Do not assume that CALCULATETABLE is good and FILTER is bad. Every CALCULATETABLE has internally some FILTER, and the performance are generally determined by the granularity of each FILTER (even if the DAX engine might do other optimizations).

If you have an OR condition, you have to write the entire logical condition as a single one even in CALCULATETABLE, including a FILTER condition inside. Consider the following SQL statement:

SELECT * 
FROM DimProduct
WHERE Color = 'Red' OR Weight > 100

The corresponding DAX syntax using FILTER is:

EVALUATE
FILTER (
    Product,
    OR ( Product[Color] = "Red", Product[Weight] > 1000 )
)

The corresponding CALCULATETABLE version requires an explicit FILTER argument in order to specify a logical condition that includes two columns of the same table (in this case, no automatic FILTER rewriting is possible).

EVALUATE
CALCULATETABLE (
    Product,
    FILTER (
        Product,
        OR ( Product[Color] = "Red", Product[Weight] > 1000 )
    )
)

At this point, you might think that FILTER is simpler to use. However, you should always consider the CALCULATETABLE option, because of the different behavior when you have nested calculations.
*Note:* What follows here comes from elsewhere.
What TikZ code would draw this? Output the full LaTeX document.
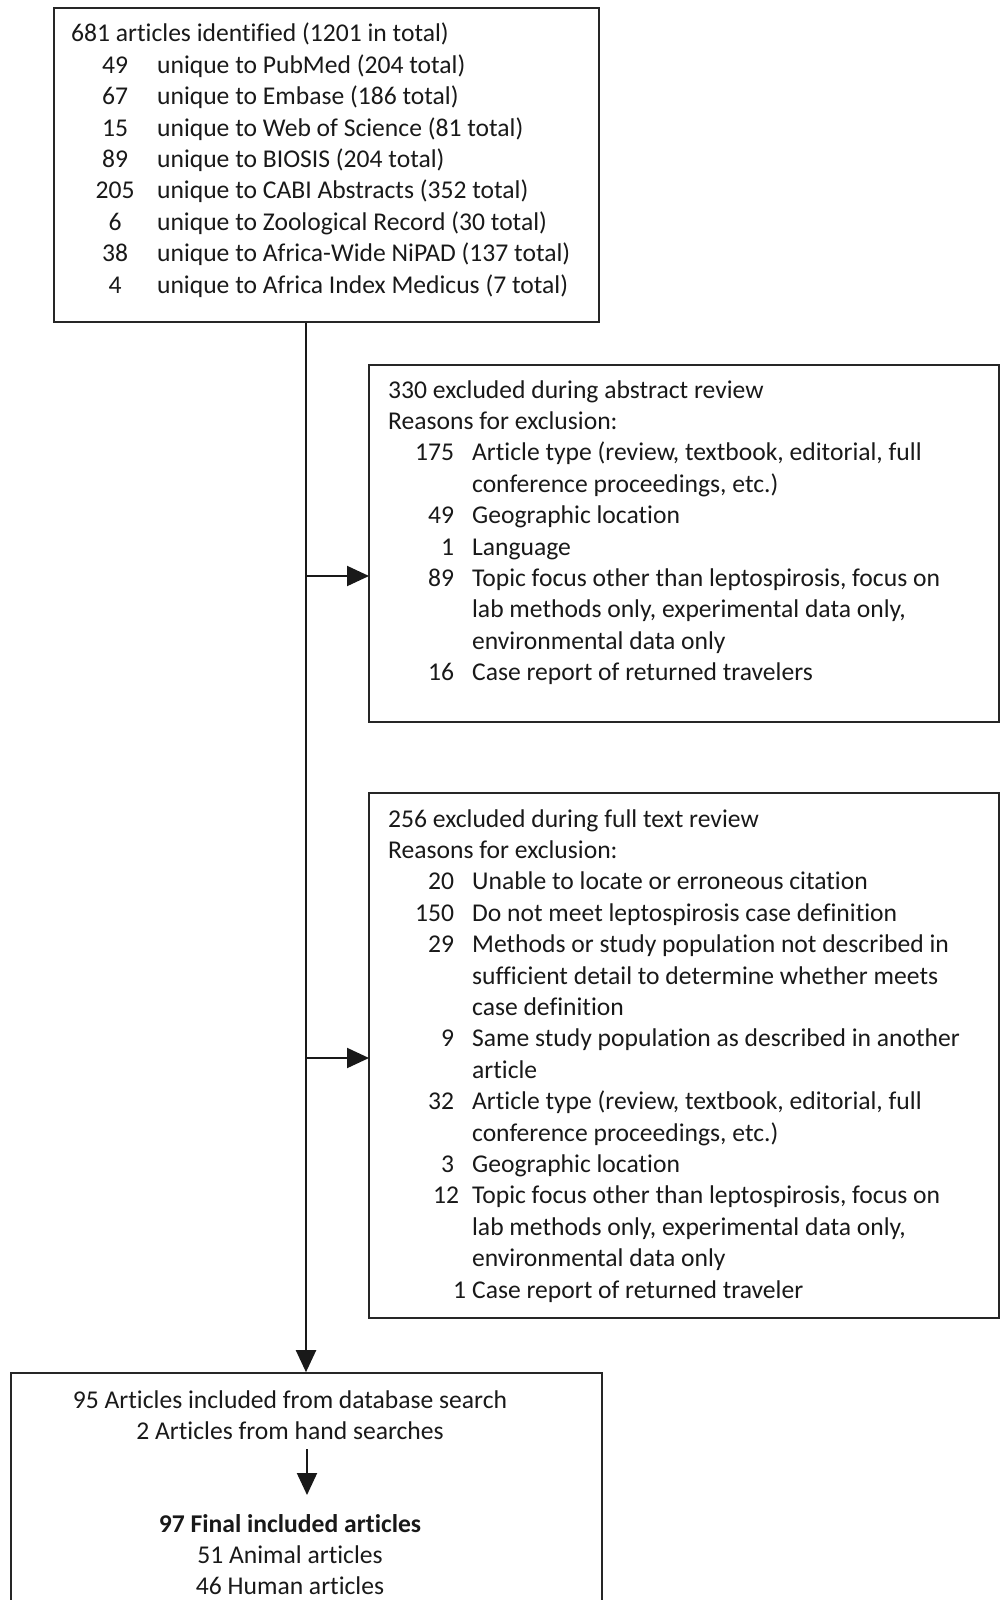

For example, consider the following SQL query that returns red products having in calendar year 2006 a total sales amount greater than 100,000 and an average sales amount greater than 3,000.

SELECT *
FROM DimProduct p
WHERE
    Color = 'Red'
    AND ( SELECT SUM([SalesAmount])
          FROM [FactInternetSales] s
          INNER JOIN DimDate d
            ON s.OrderDateKey = d.DateKey
          WHERE s.ProductKey = p.ProductKey
            AND d.CalendarYear = 2006
        ) > 100000
    AND ( SELECT AVG([SalesAmount])
          FROM [FactInternetSales] s
          INNER JOIN DimDate d
            ON s.OrderDateKey = d.DateKey
          WHERE s.ProductKey = p.ProductKey
            AND d.CalendarYear = 2006
        ) > 3000

The equivalent DAX expression using only FILTER is shorter than SQL. However, you still specify the Calendar Year filter in two calculations (sum and average):

EVALUATE
FILTER (
    FILTER ( Product, Product[Color] = "Red" ),
    AND (
        CALCULATE (
            SUM ( 'Internet Sales'[Sales Amount] ),
            'Date'[Calendar Year] = 2006
        ) > 100000,
        CALCULATE (
            AVERAGE ( 'Internet Sales'[Sales Amount] ),
            'Date'[Calendar Year] = 2006
        ) > 3000
    )
)

Using CALCULATETABLE, the filter arguments (color and calendar year) are applied to the entire expression specified in the first argument. For this reason, the two CALCULATE expressions in the FILTER of the following DAX query do not have to include the filter on calendar year, because it is “inherited” from the outer CALCULATETABLE filters.

EVALUATE
CALCULATETABLE (
    FILTER (
        Product,
        AND ( 
            CALCULATE ( SUM ( 'Internet Sales'[Sales Amount] ) ) > 100000,
            CALCULATE ( AVERAGE ( 'Internet Sales'[Sales Amount] ) ) > 3000
        )
    ),
    Product[Color] = "Red",
    'Date'[Calendar Year] = 2006
)

Using CALCULATETABLE you propagate a filter to all the expressions embedded in the first argument. This results in a shorter syntax that simplify the query, even if it requires a particular attention because outer CALCULATETABLE and CALCULATE statements manipulate the filter context and affects any inner expression.